As she quickly approaches 16, it is hard to believe the young girl who first came to Lighthouse has blossomed into a young woman—a young woman who possesses qualities of kindness and gentility, but also of fire and spunk.
She was just 8 years old when she lost her mother, forcing her to uproot a life that to her was normal and comfortable and settle into a place both foreign and scary.
Kimberly, who was once lost, has found new life and become an irreplaceable part of the Lighthouse family.
She is the oldest of the three girls at the Lighthouse, and often takes the responsibility of leading them—emotionally, spiritually and academically. She has a maturity about her unlike others her age, and, most of the time, is confident in who she is and who she will become.


As demonstrated by her close bond with Mama Odette, her caregiver, Kimberly craves affection and attention. But Manmi Dadet, as she is affectionately known, has become much more than a physical protector and provider. She has embraced her role as Kimberly’s mother, offering her advice, consoling her in sadness, and rejoicing with her in gratitude. Without having to be asked, Kimberly is always first to volunteer in the kitchen, helping Odette grate the coconut, peel the potatoes and chop the onions.
Kimberly longs to be needed, often reflected in her relationships because she struggles to know she is loved—perhaps due to the trauma she was dealt and continues to experience from losing her mother, or maybe as a result of a nonexistent relationship with her father who doesn’t care to know her. She has welcomed many people into her life, many of whom have also walked out. To say goodbye so many times would take a toll on anyone, but even more so a child.
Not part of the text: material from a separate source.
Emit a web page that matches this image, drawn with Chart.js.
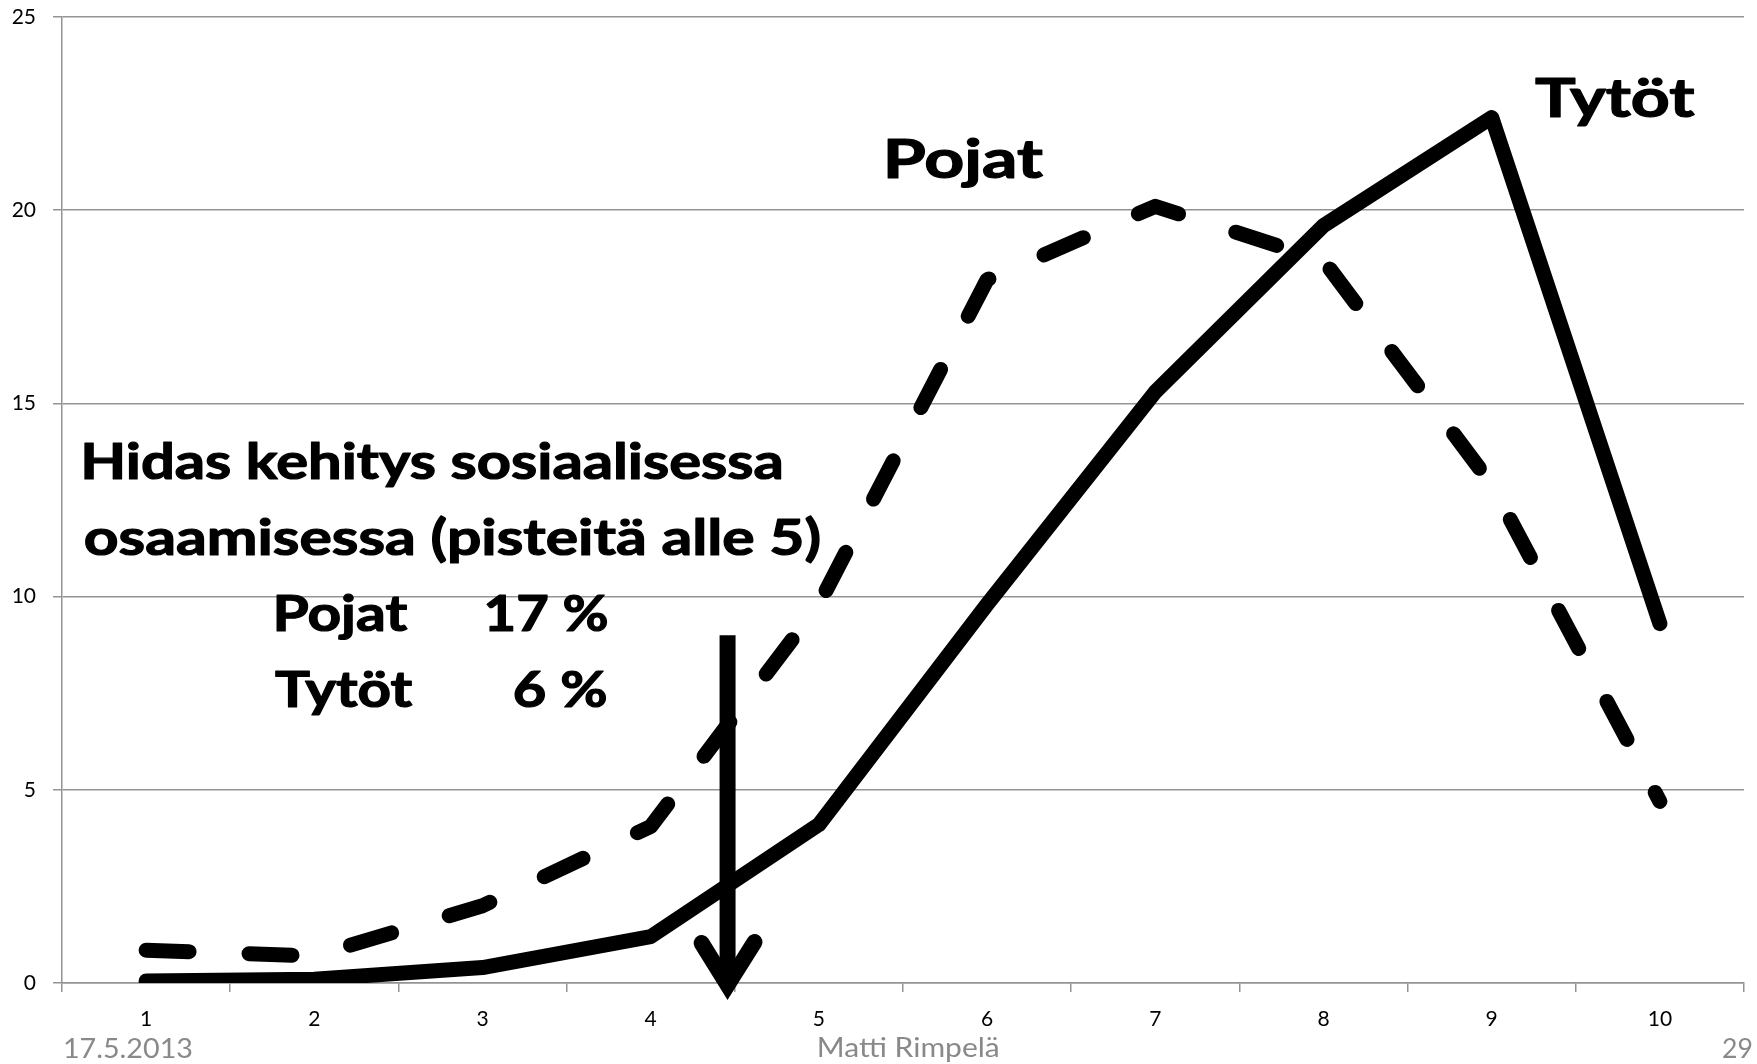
<!DOCTYPE html>
<html>
<head>
<meta charset="utf-8">
<script src="https://cdn.jsdelivr.net/npm/chart.js@4.4.1/dist/chart.umd.min.js"></script>
<style>
  html, body { margin: 0; padding: 0; background: #ffffff; }
  canvas { display: block; }
</style>
</head>
<body>
<canvas id="c" width="1757" height="1064"></canvas>
<script>
// ---- data ----
const categories = ['1', '2', '3', '4', '5', '6', '7', '8', '9', '10'];
const tytot = [0.05, 0.1, 0.4, 1.2, 4.1, 9.8, 15.3, 19.6, 22.4, 9.3];
const pojat = [0.85, 0.7, 2.0, 4.05, 9.8, 18.2, 20.1, 18.7, 12.9, 4.7];
const yMin = 0, yMax = 25, yStep = 5;
const seriesNames = ['Tytöt', 'Pojat'];
const noteLines = ['Hidas kehitys sosiaalisessa', 'osaamisessa (pisteitä alle 5)'];
const noteRows = [['Pojat', '17 %'], ['Tytöt', '6 %']];
const footer = ['17.5.2013', 'Matti Rimpelä', '29'];

const FONT = 'Lato, "Open Sans", "Liberation Sans", sans-serif';
const GRID = '#949494';

function fitText(ctx, text, left, baseline, capH, inkWidth, color, weight, strokeW) {
  ctx.save();
  ctx.font = weight + ' 100px ' + FONT;
  const capRatio = ctx.measureText('H').actualBoundingBoxAscent / 100;
  const size = capH / capRatio;
  ctx.font = weight + ' ' + size + 'px ' + FONT;
  ctx.textAlign = 'left';
  ctx.textBaseline = 'alphabetic';
  const m = ctx.measureText(text);
  const ink = m.actualBoundingBoxLeft + m.actualBoundingBoxRight;
  const sx = inkWidth ? inkWidth / ink : 1;
  ctx.translate(left, baseline);
  ctx.scale(sx, 1);
  ctx.fillStyle = color;
  ctx.fillText(text, m.actualBoundingBoxLeft, 0);
  if (strokeW) {
    ctx.strokeStyle = color;
    ctx.lineWidth = strokeW;
    ctx.lineJoin = 'round';
    ctx.strokeText(text, m.actualBoundingBoxLeft, 0);
  }
  ctx.restore();
}

const annotations = {
  id: 'annotations',
  afterDraw(chart) {
    const ctx = chart.ctx;
    const xs = chart.scales.x, ys = chart.scales.y;
    const area = chart.chartArea;

    // texts
    fitText(ctx, noteLines[0], 85, 479, 36.5, 696, '#000', 'bold', 1.2);
    fitText(ctx, noteLines[1], 85, 555, 36.5, 734, '#000', 'bold', 1.2);
    fitText(ctx, noteRows[0][0], 276, 631, 36, 132, '#000', 'bold', 1.2);
    fitText(ctx, noteRows[0][1], 487, 631, 36, 120, '#000', 'bold', 1.2);
    fitText(ctx, noteRows[1][0], 275, 707, 36, 138, '#000', 'bold', 1.2);
    fitText(ctx, noteRows[1][1], 515, 707, 36, 91, '#000', 'bold', 1.2);
    fitText(ctx, seriesNames[1], 888, 178, 39, 155, '#000', 'bold', 1.2);
    fitText(ctx, seriesNames[0], 1535, 117, 38.5, 160, '#000', 'bold', 1.2);

    fitText(ctx, footer[0], 65, 1058, 20, 127, '#898989', 'normal', 0);
    fitText(ctx, footer[1], 819, 1057, 20, 179, '#898989', 'normal', 0);
    fitText(ctx, footer[2], 1723, 1058, 20, 29, '#898989', 'normal', 0);

    // arrow
    const p3 = xs.getPixelForValue(3), p4 = xs.getPixelForValue(4);
    const ax = p3 + 0.457 * (p4 - p3);
    const top = ys.getPixelForValue(9.0);
    const tip = area.bottom + 18;
    const join = tip - 16;
    ctx.save();
    ctx.strokeStyle = '#000';
    ctx.lineWidth = 16;
    ctx.lineCap = 'butt';
    ctx.beginPath();
    ctx.moveTo(ax, top);
    ctx.lineTo(ax, join);
    ctx.stroke();
    ctx.lineCap = 'round';
    ctx.lineJoin = 'miter';
    ctx.miterLimit = 10;
    ctx.beginPath();
    ctx.moveTo(ax - 26, join - 42);
    ctx.lineTo(ax, join);
    ctx.lineTo(ax + 27, join - 43);
    ctx.stroke();
    ctx.restore();
  }
};

new Chart(document.getElementById('c'), {
  type: 'line',
  data: {
    labels: categories,
    datasets: [
      {
        label: seriesNames[0],
        data: tytot,
        borderColor: '#000',
        borderWidth: 15,
        borderCapStyle: 'round',
        borderJoinStyle: 'round',
        pointRadius: 0,
        tension: 0,
        fill: false
      },
      {
        label: seriesNames[1],
        data: pojat,
        borderColor: '#000',
        borderWidth: 15,
        borderDash: [43, 60],
        borderCapStyle: 'round',
        borderJoinStyle: 'round',
        pointRadius: 0,
        tension: 0,
        fill: false
      }
    ]
  },
  options: {
    responsive: false,
    animation: false,
    devicePixelRatio: 1,
    layout: { padding: { top: 17, right: 13, bottom: 0, left: 0 } },
    plugins: { legend: { display: false }, tooltip: { enabled: false } },
    scales: {
      x: {
        type: 'category',
        offset: true,
        afterFit(scale) { scale.height = 81; scale.paddingLeft = 0; scale.paddingRight = 0; },
        grid: {
          display: true,
          offset: true,
          drawOnChartArea: false,
          drawTicks: true,
          tickLength: 9,
          color: GRID,
          lineWidth: 1.5
        },
        border: { display: true, color: GRID, width: 1.5 },
        ticks: {
          color: '#000',
          font: { family: FONT, size: 21 },
          padding: 15,
          maxRotation: 0,
          autoSkip: false
        }
      },
      y: {
        min: yMin,
        max: yMax,
        afterFit(scale) { scale.width = 62; scale.paddingTop = 12; scale.paddingBottom = 12; },
        grid: {
          color: GRID,
          lineWidth: 1.5,
          drawTicks: true,
          tickLength: 9
        },
        border: { display: true, color: GRID, width: 1.5 },
        ticks: {
          stepSize: yStep,
          color: '#000',
          font: { family: FONT, size: 21 },
          padding: 17
        }
      }
    }
  },
  plugins: [annotations]
});
</script>
</body>
</html>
But recently, I witnessed the most tangible expression of her heart. In June, the Lighthouse helped me celebrate my 25th birthday. While I didn’t expect anything special, it is always a gift to be with them on this day. Kimberly had, for a couple of weeks, been distant. She didn’t greet me when I came over, nor did she grace me with her hugs which she does so often. She glared in my direction rather than smiled, and chose to build a wall between us. I didn’t need any gifts for my birthday. I just wanted everyone to be happy.
When we finished dinner and ate our cupcakes, the kids began to place gift bags in the middle of the table. Immediately I was overwhelmed. There was not just one bag, but several. I began opening the gifts, each incredibly thoughtful, things I had forgotten I had once I asked for.
Kimberly slid a bag in front of me. This is from me.
As I began to remove the tissue paper, and her gift was revealed beneath, tears filled my eyes. Kimberly and I both love to shop for secondhand clothing on the streets to see what treasures we can find. She had bought for me a romper, one of my favorite items, from one of our regular spots. Despite her frustration and anger toward me, she gifted me something from her heart, one of the best gifts I have ever received.

I love this about Kimberly. I love the way she loves others well. Despite her pain, she always chooses forgiveness, God’s greatest gift to her. She chooses what her society often deems as weakness. She forgets what is behind and presses on toward what is ahead, always in love, always in grace.